When an attempt to build confidence in its nuclear program failed to win concessions from Europe, Iran grew confrontational and started its nuclear fuel enrichment program. When direct challenges to the West did not produce retaliation, support for President Mahmoud Ahmadinejad was high. And when constant caustic remarks by Mr. Ahmadinejad appeared to be undermining support for Iran’s nuclear program, the supreme leader, Ayatollah Ali Khamenei, pushed the president away from the nuclear issue.
That emphasis on results may well explain the lowering of voices coming from Tehran. “Confronting an aggressor is of course a necessity and national glory,” wrote Mohammad Ali Abtahi, a former vice president, in his blog, Webneveshteha.com.
Mr. Abtahi, who served under Muhammad Khatami, a reform-minded president, wrote, “But it will be more in Iran’s interest than Britain’s if this crisis is over by diplomatic means as soon as possible.”
It is only in the past few days that critics of the president have felt confident enough to speak out, no matter how tempered the criticism.
“What they are doing with the sailors will not benefit Iran and it will even worsen the international conditions for the Islamic Republic,” said Mohammad-Reza Jalaipour, a sociologist and former government official, in a telephone interview.
The divide over the current crisis with Britain also seems to expose divisions within each political approach. President Ahmadinejad has not had the support of so-called hard-liners in Parliament since shortly after his election in 2005. Parliament initially challenged the president on his selection of ministers, and has often criticized his budget.
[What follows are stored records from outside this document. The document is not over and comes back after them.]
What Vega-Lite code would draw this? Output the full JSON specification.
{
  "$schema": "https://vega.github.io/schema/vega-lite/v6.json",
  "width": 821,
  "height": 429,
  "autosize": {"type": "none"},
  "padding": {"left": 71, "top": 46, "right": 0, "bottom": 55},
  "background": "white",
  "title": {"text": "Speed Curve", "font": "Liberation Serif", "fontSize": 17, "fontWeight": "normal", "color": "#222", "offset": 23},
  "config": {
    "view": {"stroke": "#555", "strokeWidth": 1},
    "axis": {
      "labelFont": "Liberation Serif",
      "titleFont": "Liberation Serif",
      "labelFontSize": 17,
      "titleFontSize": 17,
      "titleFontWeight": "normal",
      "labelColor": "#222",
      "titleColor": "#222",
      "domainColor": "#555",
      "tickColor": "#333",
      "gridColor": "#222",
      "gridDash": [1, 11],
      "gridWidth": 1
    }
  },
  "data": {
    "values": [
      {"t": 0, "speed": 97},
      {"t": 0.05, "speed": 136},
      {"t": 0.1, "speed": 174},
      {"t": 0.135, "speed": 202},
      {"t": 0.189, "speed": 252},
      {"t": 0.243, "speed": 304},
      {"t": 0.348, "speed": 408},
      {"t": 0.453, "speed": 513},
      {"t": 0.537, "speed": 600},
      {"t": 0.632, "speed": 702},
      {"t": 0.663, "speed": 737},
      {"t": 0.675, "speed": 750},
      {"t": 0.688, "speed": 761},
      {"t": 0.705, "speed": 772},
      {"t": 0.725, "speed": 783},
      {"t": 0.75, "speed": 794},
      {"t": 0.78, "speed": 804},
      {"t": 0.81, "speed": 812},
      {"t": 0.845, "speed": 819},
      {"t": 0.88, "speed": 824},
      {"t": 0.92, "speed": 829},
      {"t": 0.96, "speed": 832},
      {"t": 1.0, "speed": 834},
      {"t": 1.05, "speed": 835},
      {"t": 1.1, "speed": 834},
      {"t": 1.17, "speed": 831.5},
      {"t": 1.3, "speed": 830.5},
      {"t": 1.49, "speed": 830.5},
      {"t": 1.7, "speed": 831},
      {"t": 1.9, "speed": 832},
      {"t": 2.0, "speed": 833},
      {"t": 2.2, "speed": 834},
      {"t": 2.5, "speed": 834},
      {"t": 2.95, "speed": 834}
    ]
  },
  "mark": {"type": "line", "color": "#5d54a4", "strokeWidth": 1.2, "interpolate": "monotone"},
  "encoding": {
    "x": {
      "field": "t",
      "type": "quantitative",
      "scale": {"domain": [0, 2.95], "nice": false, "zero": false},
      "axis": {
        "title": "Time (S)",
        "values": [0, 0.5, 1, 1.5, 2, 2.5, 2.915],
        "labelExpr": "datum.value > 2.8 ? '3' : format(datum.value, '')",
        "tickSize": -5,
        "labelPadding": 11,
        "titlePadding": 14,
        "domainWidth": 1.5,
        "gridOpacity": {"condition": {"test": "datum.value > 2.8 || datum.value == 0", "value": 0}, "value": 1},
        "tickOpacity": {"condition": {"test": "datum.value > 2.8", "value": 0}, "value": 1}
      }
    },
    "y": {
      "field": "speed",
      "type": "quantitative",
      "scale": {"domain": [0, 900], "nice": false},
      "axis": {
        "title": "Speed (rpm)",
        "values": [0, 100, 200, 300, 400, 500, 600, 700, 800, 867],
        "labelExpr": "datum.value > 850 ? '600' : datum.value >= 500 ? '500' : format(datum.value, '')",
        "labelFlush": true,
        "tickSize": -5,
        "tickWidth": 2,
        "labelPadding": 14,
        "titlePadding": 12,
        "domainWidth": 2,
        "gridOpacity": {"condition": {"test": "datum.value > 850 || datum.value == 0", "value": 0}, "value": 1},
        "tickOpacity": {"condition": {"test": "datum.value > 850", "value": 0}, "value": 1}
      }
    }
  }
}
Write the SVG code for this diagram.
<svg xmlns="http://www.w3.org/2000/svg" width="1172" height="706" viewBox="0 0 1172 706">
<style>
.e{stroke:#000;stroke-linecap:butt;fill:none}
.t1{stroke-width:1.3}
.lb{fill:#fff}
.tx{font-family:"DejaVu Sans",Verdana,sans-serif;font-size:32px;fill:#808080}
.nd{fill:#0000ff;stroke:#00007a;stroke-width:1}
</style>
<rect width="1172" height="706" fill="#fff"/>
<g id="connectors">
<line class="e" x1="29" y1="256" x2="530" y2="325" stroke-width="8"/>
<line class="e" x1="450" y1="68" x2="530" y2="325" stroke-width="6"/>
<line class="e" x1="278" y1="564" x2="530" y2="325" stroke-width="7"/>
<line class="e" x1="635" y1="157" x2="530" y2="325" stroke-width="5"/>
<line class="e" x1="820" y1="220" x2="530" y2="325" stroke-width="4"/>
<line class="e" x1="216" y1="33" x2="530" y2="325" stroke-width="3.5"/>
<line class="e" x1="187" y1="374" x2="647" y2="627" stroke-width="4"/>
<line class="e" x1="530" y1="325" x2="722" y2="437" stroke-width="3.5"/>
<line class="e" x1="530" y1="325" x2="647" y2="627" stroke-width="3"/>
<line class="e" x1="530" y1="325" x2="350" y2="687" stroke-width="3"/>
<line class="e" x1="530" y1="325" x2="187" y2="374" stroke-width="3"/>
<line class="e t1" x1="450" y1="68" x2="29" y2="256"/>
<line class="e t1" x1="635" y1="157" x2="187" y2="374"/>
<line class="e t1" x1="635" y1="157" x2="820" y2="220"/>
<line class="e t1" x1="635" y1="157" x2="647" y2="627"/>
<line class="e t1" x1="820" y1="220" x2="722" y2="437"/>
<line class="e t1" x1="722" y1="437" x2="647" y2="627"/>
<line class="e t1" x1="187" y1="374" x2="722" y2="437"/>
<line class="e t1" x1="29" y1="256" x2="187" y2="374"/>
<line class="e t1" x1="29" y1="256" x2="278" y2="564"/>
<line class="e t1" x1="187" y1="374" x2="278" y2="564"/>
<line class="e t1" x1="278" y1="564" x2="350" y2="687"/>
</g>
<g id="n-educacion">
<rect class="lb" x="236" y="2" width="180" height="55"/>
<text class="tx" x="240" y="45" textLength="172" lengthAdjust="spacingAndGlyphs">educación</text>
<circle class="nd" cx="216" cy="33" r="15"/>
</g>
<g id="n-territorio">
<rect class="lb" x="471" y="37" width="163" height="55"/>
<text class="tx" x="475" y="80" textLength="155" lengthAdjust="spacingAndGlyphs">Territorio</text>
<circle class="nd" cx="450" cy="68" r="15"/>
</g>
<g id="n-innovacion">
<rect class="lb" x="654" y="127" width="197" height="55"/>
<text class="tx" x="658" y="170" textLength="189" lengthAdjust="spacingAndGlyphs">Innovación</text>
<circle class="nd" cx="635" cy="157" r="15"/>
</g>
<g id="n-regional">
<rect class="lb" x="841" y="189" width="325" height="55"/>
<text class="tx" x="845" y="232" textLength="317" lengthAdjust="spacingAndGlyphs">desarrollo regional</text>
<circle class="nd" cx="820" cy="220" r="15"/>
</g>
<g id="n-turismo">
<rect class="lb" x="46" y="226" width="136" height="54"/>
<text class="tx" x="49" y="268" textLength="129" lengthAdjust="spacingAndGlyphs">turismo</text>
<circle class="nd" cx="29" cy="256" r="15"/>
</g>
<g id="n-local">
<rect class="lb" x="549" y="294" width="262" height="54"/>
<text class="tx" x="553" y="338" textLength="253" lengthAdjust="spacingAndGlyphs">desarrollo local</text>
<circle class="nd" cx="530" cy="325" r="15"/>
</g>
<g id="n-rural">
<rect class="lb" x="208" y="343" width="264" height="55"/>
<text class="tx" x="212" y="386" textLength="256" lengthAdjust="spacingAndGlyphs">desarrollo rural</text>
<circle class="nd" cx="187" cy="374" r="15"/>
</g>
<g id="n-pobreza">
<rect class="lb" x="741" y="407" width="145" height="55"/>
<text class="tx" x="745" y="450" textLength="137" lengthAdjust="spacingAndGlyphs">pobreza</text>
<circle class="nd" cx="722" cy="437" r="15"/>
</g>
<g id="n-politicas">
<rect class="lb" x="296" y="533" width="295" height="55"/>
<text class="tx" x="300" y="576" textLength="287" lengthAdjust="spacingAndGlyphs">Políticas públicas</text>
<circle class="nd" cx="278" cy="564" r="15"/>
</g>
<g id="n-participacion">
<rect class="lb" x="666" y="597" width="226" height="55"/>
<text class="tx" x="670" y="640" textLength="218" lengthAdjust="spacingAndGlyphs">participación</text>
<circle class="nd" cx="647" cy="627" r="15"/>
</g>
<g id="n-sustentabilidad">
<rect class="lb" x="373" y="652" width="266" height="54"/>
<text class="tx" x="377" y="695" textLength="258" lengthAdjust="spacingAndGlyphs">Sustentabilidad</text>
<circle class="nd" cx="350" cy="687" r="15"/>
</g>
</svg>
It appears to be more a conflict driven by so-called hard-liners within the Revolutionary Guards, who are aligned with the president and who have seen their political and economic influence grow since his election. When he took office, Mr. Ahmadinejad moved to create a new political class, relying mostly on former members of the Revolutionary Guards, analysts in Iran said.
He turned to men whose views were shaped during their service in the Guards in the eight-year Iran-Iraq war, men who hewed very closely to the ideological ideas of Ayatollah Ruhollah Khomeini and were determined to roll back the modest social and political reforms of President Khatami, which they saw as a dilution of the revolution.
“They have a political and security role, huge financial resources and assets that are not listed in the country’s budget, and manage the country’s nuclear program,” said Mehdi Chehade, a professor of political science at the Lebanese University in Beirut, who often writes on Iran. “These elements combined helped these ultra-conservatives emerge as today’s main power in Iran.”
The president has traveled around the country ordering up local construction jobs, then giving the work to the engineering branch of the Guards. Experts in Iran said the Guards could not handle all the work and would then subcontract the projects out, taking a percentage for simply passing the job off.
Shortly after the eight British sailors and seven marines were seized in what Iran says were its territorial waters, and what Britain says were Iraqi waters, it quickly became clear that the Guards were in command. Foreign Ministry officials said privately in Tehran that they were not consulted and at one point had no idea even where the sailors and marines were being detained.
The Guards, unlike the army, have a primarily ideological mandate as the guardian of the revolution. They were created by Ayatollah Khomeini shortly after the revolution in 1979 to serve as the ideological muscle behind a system looking to secure itself while unsure of the loyalty of the police and the military.
That initial mandate has for decades allowed the Guards to operate free from most political oversight and to evolve as one of the most independent centers of power, loyal only to the supreme leader.
The Guards established their own weapons procurement system and their own army, air force and navy. In 2000 they was estimated to have a force of about 120,000 divided into about 15 divisions, working in 11 regions around the country. They also see their mandate as including the export of revolutionary ideas, and helped to build Hezbollah, the Shiite militia in southern Lebanon.
When Mr. Ahmadinejad was first elected nearly two years ago, Iranian political analysts said his victory did not represent the rise of hard-liners as much as it did the militarization of the system of governance. It is unclear if the president or the supreme leader knew about the seizure of the Britons in advance.
But since it occurred, it has been used to rally Mr. Ahmadinejad’s base at a time when his support seemed to be fraying. The president, elected on a platform of economic populism, promising a redistribution of the state’s vast oil wealth, has been sharply criticized for failing to deliver on his economic promises.